Image Source: Reddit
Krendl is a popular Russian sweet bread that is used to help celebrate the festive season around the country. It does look somewhat like a pretzel but massive doesn't it? They are actually a bread though and are usually filled with a load of fruits and served in slices. Would you prefer a sweet bread shaped like a pretzel? Or would you just prefer the real thing?

Pão de Queijo, Brazil

Image Source: Reddit
These might look a little like the munchkins you get from Dunkin, but they're actually a delicious bowl of cheese balls, popular within Brazil. They're usually served as just a snack, but often feature alongside the main meat dishes for the last meal of the day. The goal for a perfect ball is to have the outside crunchy whilst maintaining a soft and melt-in-your-mouth middle.

Hokkaido Milk Bread, Japan

Image Source: Reddit
Hokkaido Milk Bread or Shokupan is one of the fluffiest and naturally sweet breads you'll be able to get your hands on; it's obviously best fresh but there are a load of Asian Supermarkets around you where you'll be able to get some!

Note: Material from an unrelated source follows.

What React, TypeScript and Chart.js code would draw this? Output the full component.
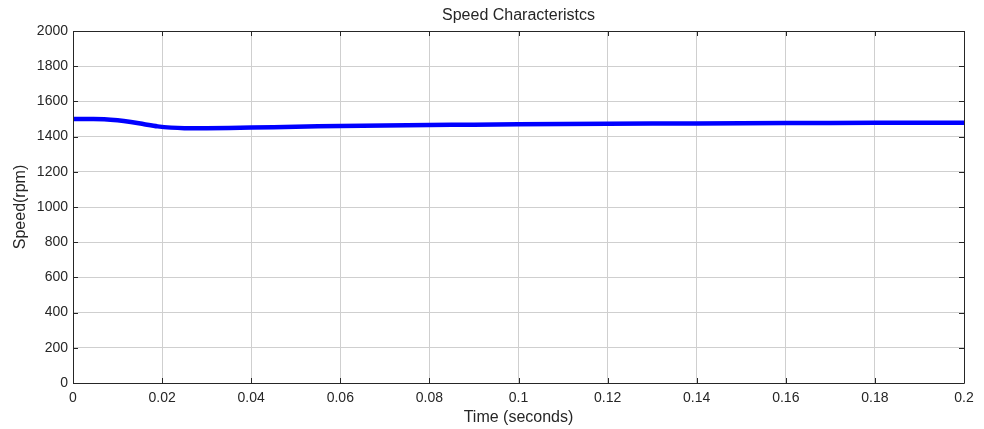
import React, { useEffect, useRef } from "react";
import { Chart, registerables } from "chart.js";

Chart.register(...registerables);

// Rotor speed response over the simulation window
const timeSeconds = [0, 0.004, 0.007, 0.01, 0.013, 0.016, 0.019, 0.022, 0.025, 0.03, 0.04, 0.05, 0.06, 0.07, 0.08, 0.09, 0.1, 0.12, 0.14, 0.16, 0.18, 0.2];
const speedRpm = [1500, 1500, 1499, 1493, 1483, 1470, 1458, 1451, 1448, 1448, 1451, 1456, 1460, 1463, 1466, 1468, 1470, 1473, 1475, 1477, 1478, 1479];

const xTicks = [0, 0.02, 0.04, 0.06, 0.08, 0.1, 0.12, 0.14, 0.16, 0.18, 0.2];
const yTicks = [0, 200, 400, 600, 800, 1000, 1200, 1400, 1600, 1800, 2000];

const chartTitle = "Speed Characteristcs";
const xTitle = "Time (seconds)";
const yTitle = "Speed(rpm)";

const FONT = "'Liberation Sans', Arial, Helvetica, sans-serif";
const TEXT = "#262626";

// Frame, inward tick marks and titles in the style of a MATLAB axes box
const framePlugin = {
  id: "frame",
  afterDraw(chart: any) {
    const { ctx, chartArea } = chart;
    const { left, right, top, bottom } = chartArea;
    const xs = chart.scales.x;
    const ys = chart.scales.y;
    ctx.save();
    ctx.strokeStyle = "#262626";
    ctx.lineWidth = 1;
    const tl = 5;
    ctx.beginPath();
    for (const v of xTicks) {
      const px = Math.round(xs.getPixelForValue(v)) + 0.5;
      ctx.moveTo(px, bottom);
      ctx.lineTo(px, bottom - tl);
      ctx.moveTo(px, top);
      ctx.lineTo(px, top + tl);
    }
    for (const v of yTicks) {
      const py = Math.round(ys.getPixelForValue(v)) + 0.5;
      ctx.moveTo(left, py);
      ctx.lineTo(left + tl, py);
      ctx.moveTo(right, py);
      ctx.lineTo(right - tl, py);
    }
    ctx.stroke();
    ctx.beginPath();
    ctx.rect(Math.round(left) + 0.5, Math.round(top) + 0.5, Math.round(right - left), Math.round(bottom - top));
    ctx.stroke();

    ctx.fillStyle = TEXT;
    ctx.textAlign = "center";
    ctx.textBaseline = "middle";
    ctx.font = `16px ${FONT}`;
    const cx = (left + right) / 2;
    ctx.fillText(chartTitle, cx, 16);
    ctx.fillText(xTitle, cx, 418);
    ctx.translate(21, (top + bottom) / 2);
    ctx.rotate(-Math.PI / 2);
    ctx.fillText(yTitle, 0, 0);
    ctx.restore();
  },
};

export default function App() {
  const canvasRef = useRef<HTMLCanvasElement | null>(null);

  useEffect(() => {
    if (!canvasRef.current) return;
    const chart = new Chart(canvasRef.current, {
      type: "line",
      data: {
        datasets: [
          {
            data: timeSeconds.map((t, i) => ({ x: t, y: speedRpm[i] })),
            borderColor: "#0000ff",
            borderWidth: 4.5,
            pointRadius: 0,
            tension: 0.3,
            fill: false,
          },
        ],
      },
      options: {
        animation: false,
        responsive: false,
        maintainAspectRatio: false,
        layout: { padding: { top: 31, right: 20, left: 0, bottom: 0 } },
        plugins: {
          legend: { display: false },
          title: { display: false },
          tooltip: { enabled: false },
        },
        scales: {
          x: {
            type: "linear",
            min: 0,
            max: 0.2,
            afterFit(scale: any) {
              scale.height = 46;
            },
            afterBuildTicks(scale: any) {
              scale.ticks = xTicks.map((v) => ({ value: v }));
            },
            grid: { color: "#cfcfcf", lineWidth: 1, drawTicks: false },
            border: { display: false },
            ticks: {
              padding: 7,
              color: TEXT,
              font: { family: FONT, size: 14 },
              maxRotation: 0,
              callback: (v: any) => String(Number(Number(v).toFixed(3))),
            },
          },
          y: {
            type: "linear",
            min: 0,
            max: 2000,
            afterFit(scale: any) {
              scale.width = 73;
            },
            afterBuildTicks(scale: any) {
              scale.ticks = yTicks.map((v) => ({ value: v }));
            },
            grid: { color: "#cfcfcf", lineWidth: 1, drawTicks: false },
            border: { display: false },
            ticks: {
              padding: 5,
              color: TEXT,
              font: { family: FONT, size: 14 },
              callback: (v: any) => String(v),
            },
          },
        },
      },
      plugins: [framePlugin],
    });
    return () => chart.destroy();
  }, []);

  return (
    <div style={{ position: "fixed", left: 0, top: 0, width: 984, height: 429, background: "#fff" }}>
      <canvas ref={canvasRef} width={984} height={429} style={{ display: "block", width: 984, height: 429 }} />
    </div>
  );
}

You might have worked out that the main difference in the process of making this bread is by using milk instead of bread and Hokkaido milk has a rich vanilla taste to it.

Ciabatta, Italy

Image Source: Reddit
Ciabatta is another of the many popular Italian breads and is pretty similar to a baguette in the way it's cooked as well as the way it might be used. They use more water however meaning the holes are larger, which is great because the ciabatta is popular when it comes creating a toasted sandwich in Italy. It also holds butter and olive oil in excess which tastes excellent.

Julekage, Denmark

Image Source: Reddit
As you can see, Jukelage can be like this as a cake, although they are also popularly sold as a loaf that can be sliced and buttered. These become even more popular across Denmark and Scandinavia during the winter holidays, likely as a result of their warming ability from the spices. Or they can be used as the festive dessert option and covered in icing.